AIM —
Retype, please, the listing from its opening line through the line that contains "fontsize=44, fontweight='semibold', color='black')", both included, without the pictures.

DATA SHOWN —
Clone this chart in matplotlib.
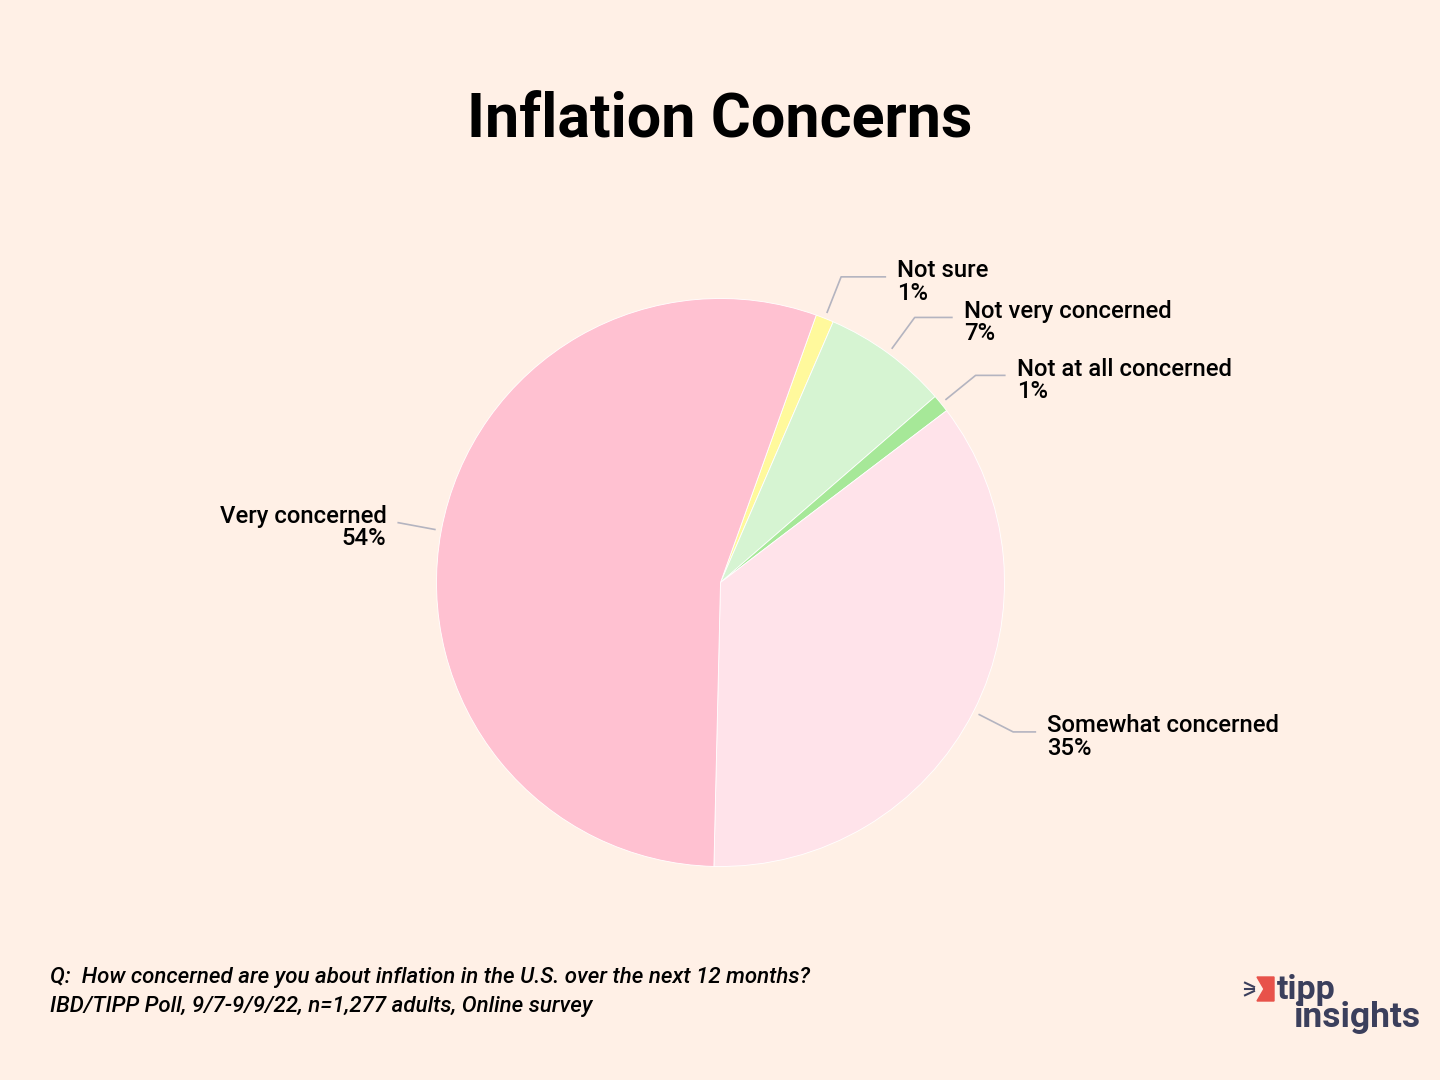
import numpy as np
import matplotlib.pyplot as plt
from matplotlib.patches import Polygon

# poll data (raw percentages, pie normalises them)
labels = ['Not sure', 'Not very concerned', 'Not at all concerned',
          'Somewhat concerned', 'Very concerned']
values = [1, 7, 1, 35, 54]
colors = ['#fff99c', '#d6f4d2', '#a6e898', '#ffe3ea', '#ffc1d1']
# horizontal connector length in px for each label
hlen = [45, 38, 30, 23, 0]

bg = '#fff0e6'
W, H = 1440, 1080

fig = plt.figure(figsize=(14.4, 10.8), dpi=100, facecolor=bg)
ax = fig.add_axes([0, 0, 1, 1])

cx, cy, R = 720.5, H - 582.5, 284
wedges, _ = ax.pie(values, colors=colors, startangle=70.3, counterclock=False,
                   center=(cx, cy), radius=R, frame=True,
                   wedgeprops=dict(edgecolor='white', linewidth=0.6))
ax.set_xlim(0, W)
ax.set_ylim(0, H)
ax.set_aspect('equal')
ax.axis('off')

lab_font = dict(family='Roboto', fontsize=17.2, fontweight='medium', color='black')
for w, lab, v, h in zip(wedges, labels, values, hlen):
    a = np.deg2rad((w.theta1 + w.theta2) / 2)
    x0, y0 = cx + 1.02 * R * np.cos(a), cy + 1.02 * R * np.sin(a)
    x1, y1 = cx + 1.157 * R * np.cos(a), cy + 1.157 * R * np.sin(a)
    side = 1 if np.cos(a) >= 0 else -1
    x2 = x1 + side * h
    ax.plot([x0, x1, x2], [y0, y1, y1], color='#b4b4c0', lw=1.2,
            solid_capstyle='butt')
    ax.text(x2 + side * 11, y1 - 5, f'{lab}\n{v}%',
            ha='left' if side > 0 else 'right', va='center',
            multialignment='left' if side > 0 else 'right',
            linespacing=0.98, **lab_font)

ax.text(720, H - 121, 'Inflation Concerns', ha='center', va='center',
        family='Roboto', fontsize=44, fontweight='semibold', color='black')

foot = dict(family='Roboto', fontsize=16, style='italic', fontweight='medium',
            color='black', ha='left', va='baseline')
ax.text(50, H - 983, 'Q:  How concerned are you about inflation in the U.S. '
        'over the next 12 months?', **foot)
ax.text(50, H - 1012, 'IBD/TIPP Poll, 9/7-9/9/22, n=1,277 adults, Online survey',
        **foot)

# logo
navy = '#3b3f5c'
ax.text(1277, H - 999, 'tipp', family='Roboto', fontsize=24.5,
        fontweight='bold', color=navy, ha='left', va='baseline')
ax.text(1293, H - 1027, 'insights', family='Roboto', fontsize=25.5,
        fontweight='bold', color=navy, ha='left', va='baseline')
ax.add_patch(Polygon([(1257, H - 977), (1274, H - 977), (1274, H - 1001),
                      (1257, H - 1001), (1264, H - 989)],
                     closed=True, color='#e8524a'))
for dy in (-7, 0, 7):
    ax.plot([1245, 1254], [H - 989 + dy * 0.9, H - 989 + dy * 0.3],
            color=navy, lw=1.5)

fig.savefig('out.png', dpi=100, facecolor=bg)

FINISHED ANSWER —
Clone this chart in matplotlib.
import numpy as np
import matplotlib.pyplot as plt
from matplotlib.patches import Polygon

# poll data (raw percentages, pie normalises them)
labels = ['Not sure', 'Not very concerned', 'Not at all concerned',
          'Somewhat concerned', 'Very concerned']
values = [1, 7, 1, 35, 54]
colors = ['#fff99c', '#d6f4d2', '#a6e898', '#ffe3ea', '#ffc1d1']
# horizontal connector length in px for each label
hlen = [45, 38, 30, 23, 0]

bg = '#fff0e6'
W, H = 1440, 1080

fig = plt.figure(figsize=(14.4, 10.8), dpi=100, facecolor=bg)
ax = fig.add_axes([0, 0, 1, 1])

cx, cy, R = 720.5, H - 582.5, 284
wedges, _ = ax.pie(values, colors=colors, startangle=70.3, counterclock=False,
                   center=(cx, cy), radius=R, frame=True,
                   wedgeprops=dict(edgecolor='white', linewidth=0.6))
ax.set_xlim(0, W)
ax.set_ylim(0, H)
ax.set_aspect('equal')
ax.axis('off')

lab_font = dict(family='Roboto', fontsize=17.2, fontweight='medium', color='black')
for w, lab, v, h in zip(wedges, labels, values, hlen):
    a = np.deg2rad((w.theta1 + w.theta2) / 2)
    x0, y0 = cx + 1.02 * R * np.cos(a), cy + 1.02 * R * np.sin(a)
    x1, y1 = cx + 1.157 * R * np.cos(a), cy + 1.157 * R * np.sin(a)
    side = 1 if np.cos(a) >= 0 else -1
    x2 = x1 + side * h
    ax.plot([x0, x1, x2], [y0, y1, y1], color='#b4b4c0', lw=1.2,
            solid_capstyle='butt')
    ax.text(x2 + side * 11, y1 - 5, f'{lab}\n{v}%',
            ha='left' if side > 0 else 'right', va='center',
            multialignment='left' if side > 0 else 'right',
            linespacing=0.98, **lab_font)

ax.text(720, H - 121, 'Inflation Concerns', ha='center', va='center',
        family='Roboto', fontsize=44, fontweight='semibold', color='black')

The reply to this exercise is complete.